Em suma, ao mostrar só um lado da história – e apontá-lo como vítima -, Petra mostra que ela já escolheu seu lado e irá lutar por ele, ainda que esteja errado. Esse, infelizmente, é o pensamento de uma grande massa que escolheu o Petismo como bandeira. O PT, destaco, começou bem ao buscar os direitos dos trabalhadores, mas perdeu todo o foco ao se encantar pelo poder e as fortunas atreladas a ele.

Lula teria sido um líder democrático de influência global se não tivesse cedido à sede de riquezas. Entretanto, quando escolheu ser mais um dos que “vampirizam” a nação, selou seu destino como o maior traidor da confiança da população que o elegeu, reelegeu e seguiu sua determinação de ter Dilma Rousseff como sucessora. Ela não tinha o tato necessário para lidar com os demais políticos e mesmo assim permaneceu no poder por 6 anos, sempre por intermédio do apelo popular da imagem de Lula.

Esse mesmo apelo foi fator preponderante para sua queda quando, movida pelo desespero e conselhos equivocados, optou por nomear Lula como Ministro da Casa Civil, cargo que lhe proporcionaria o famigerado “foro privilegiado”. A decisão foi embargada e Lula findou preso. Pouco depois, a queda de Dilma se configurou.
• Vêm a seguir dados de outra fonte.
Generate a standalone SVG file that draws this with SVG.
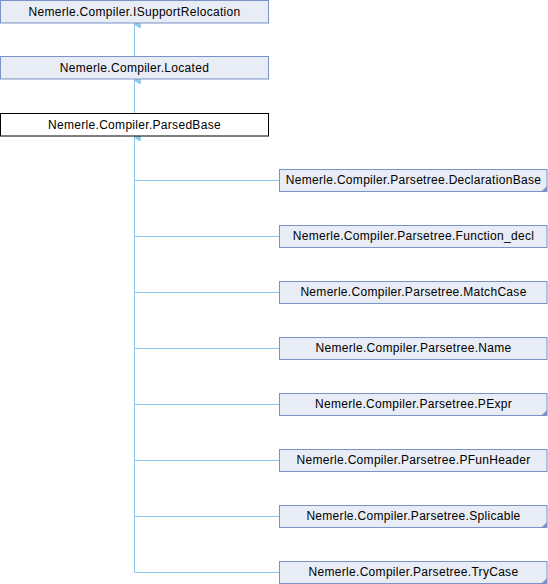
<svg xmlns="http://www.w3.org/2000/svg" width="548" height="584" viewBox="0 0 548 584">
<style>
.n rect{fill:#E8ECF5;stroke:#7A92C8;stroke-width:1}
.n.cur rect{fill:#FFFFFF;stroke:#000000}
.n text{font-family:"Liberation Sans",Arial,sans-serif;font-size:12px;letter-spacing:0.3px;fill:#000;text-anchor:middle}
.fold{fill:#7A92C8;stroke:none}
.e{stroke:#8CC8EE;stroke-width:1;fill:none}
</style>
<defs>
<marker id="ah" markerWidth="8" markerHeight="8" refX="3.5" refY="1" orient="auto-start-reverse" markerUnits="userSpaceOnUse" viewBox="0 0 7 7">
<path d="M0,6 L3.5,1 L7,6 Z" fill="#8CC8EE" stroke="#8CC8EE" stroke-width="1"/>
</marker>
</defs>
<g id="edges">
<path class="e" d="M134.5,57 V24" marker-end="url(#ah)"/>
<path class="e" d="M134.5,113 V80" marker-end="url(#ah)"/>
<path class="e" d="M134.5,572.5 V137" marker-end="url(#ah)"/>
<path class="e" d="M134.5,180.5 H279.5"/>
<path class="e" d="M134.5,236.5 H279.5"/>
<path class="e" d="M134.5,292.5 H279.5"/>
<path class="e" d="M134.5,348.5 H279.5"/>
<path class="e" d="M134.5,404.5 H279.5"/>
<path class="e" d="M134.5,460.5 H279.5"/>
<path class="e" d="M134.5,516.5 H279.5"/>
<path class="e" d="M134.5,572.5 H279.5"/>
</g>
<g id="n0" class="n"><rect x="0.5" y="0.5" width="268" height="22.5"/><text x="134.5" y="16">Nemerle.Compiler.ISupportRelocation</text></g>
<g id="n1" class="n"><rect x="0.5" y="56.5" width="268" height="22.5"/><text x="134.5" y="72">Nemerle.Compiler.Located</text></g>
<g id="n2" class="n cur"><rect x="0.5" y="113.5" width="268" height="22.5"/><text x="134.5" y="129">Nemerle.Compiler.ParsedBase</text></g>
<g id="n3" class="n"><rect x="279.5" y="169.5" width="267.5" height="22"/><text x="413.5" y="184">Nemerle.Compiler.Parsetree.DeclarationBase</text><path class="fold" d="M547,186 V192 H541 Z"/></g>
<g id="n4" class="n"><rect x="279.5" y="225.5" width="267.5" height="22"/><text x="413.5" y="240">Nemerle.Compiler.Parsetree.Function_decl</text></g>
<g id="n5" class="n"><rect x="279.5" y="281.5" width="267.5" height="22"/><text x="413.5" y="296">Nemerle.Compiler.Parsetree.MatchCase</text></g>
<g id="n6" class="n"><rect x="279.5" y="337.5" width="267.5" height="22"/><text x="413.5" y="352">Nemerle.Compiler.Parsetree.Name</text></g>
<g id="n7" class="n"><rect x="279.5" y="393.5" width="267.5" height="22"/><text x="413.5" y="408">Nemerle.Compiler.Parsetree.PExpr</text><path class="fold" d="M547,410 V416 H541 Z"/></g>
<g id="n8" class="n"><rect x="279.5" y="449.5" width="267.5" height="22"/><text x="413.5" y="464">Nemerle.Compiler.Parsetree.PFunHeader</text></g>
<g id="n9" class="n"><rect x="279.5" y="505.5" width="267.5" height="22"/><text x="413.5" y="520">Nemerle.Compiler.Parsetree.Splicable</text><path class="fold" d="M547,522 V528 H541 Z"/></g>
<g id="n10" class="n"><rect x="279.5" y="561.5" width="267.5" height="22"/><text x="413.5" y="576">Nemerle.Compiler.Parsetree.TryCase</text><path class="fold" d="M547,578 V584 H541 Z"/></g>
</svg>
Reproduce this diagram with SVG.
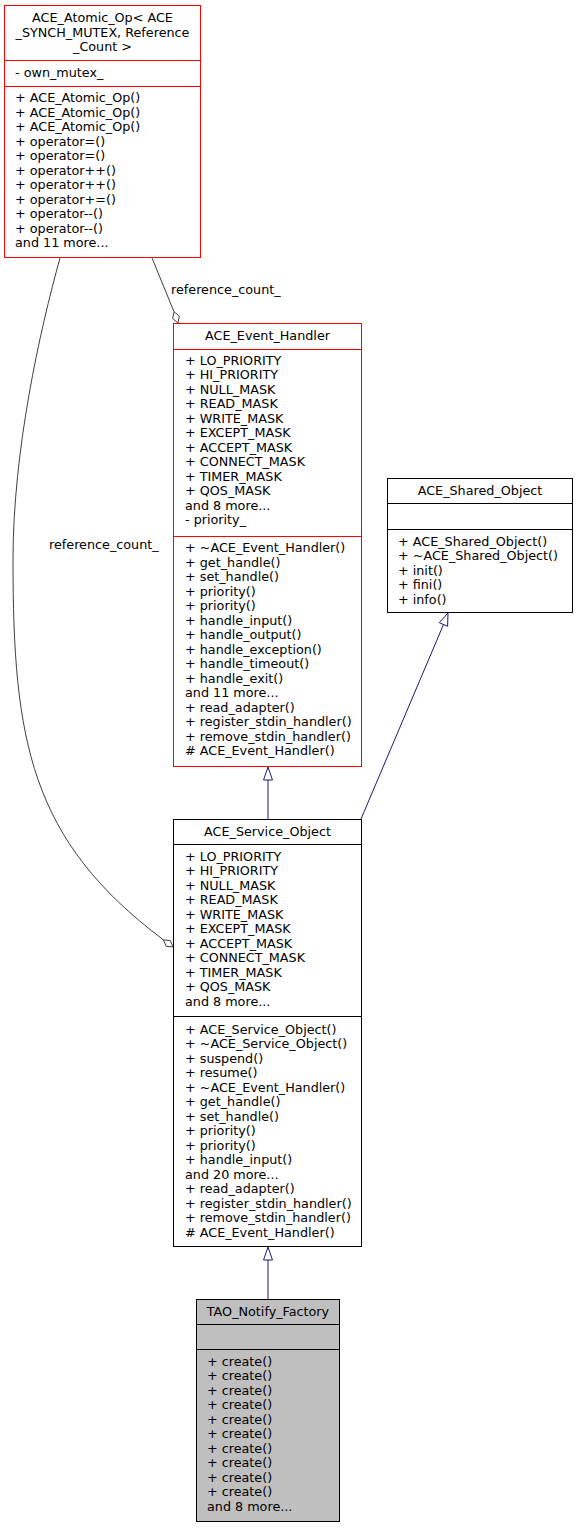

Assim como ocorreu em documentários como Pastor Claudio e O Processo, faltou a essa produção um tom mais equilibrado onde tanto a direita como a esquerda fossem realmente ouvidas e questionadas. Quando o assunto é política, certamente encontraremos ações questionáveis em todos os lados. Bastava apontar e identificar as ideologias por trás do partidarismo existente em nosso meio político para que o espectador, munido de informações verdadeiras e imparciais, decida qual lado se encaixa melhor em seu viés político. Ao não fazer isso, Petra transforma um documentário (um documento em sua essência) em uma propaganda partidária escancarada e de menor credibilidade.

P.S.: não há citações aos escândalos nos governos Sarney, FHC e Collor. Estranho, não?

Netflix?

A diretora foi esperta, assim como a própria Netflix, ao lançar esse documentário (?) na plataforma. Ao contrário do Brasil Paralelo que quis lançar seu documentário 1964: o Brasil entre armas e livros nos cinemas (e foi sumariamente proibido), Petra optou por colocar seu trabalho na Netflix. Com o auxílio das redes sociais e da própria rede de streaming, seu documentário ganhou o ódio e o amor da população polarizada do nosso país.

Assim, diante de tudo que foi exposto, digo que não apreciei seu trabalho por vários motivos, sendo o pior deles a forma como ela conduz o espectador a acreditar que Lula é um Messias, um homem que só quer o bem do povo mais carente, algo já desmentido através de seu enriquecimento e da forma como grandes forças políticas e legislativas ainda permanecem ao seu lado, mesmo na prisão. E é nessa prisão que, tal como Fernandinho Beira-Mar e outros chefes do tráfico, ele manobra e coordena o cenário político da esquerda em nosso país.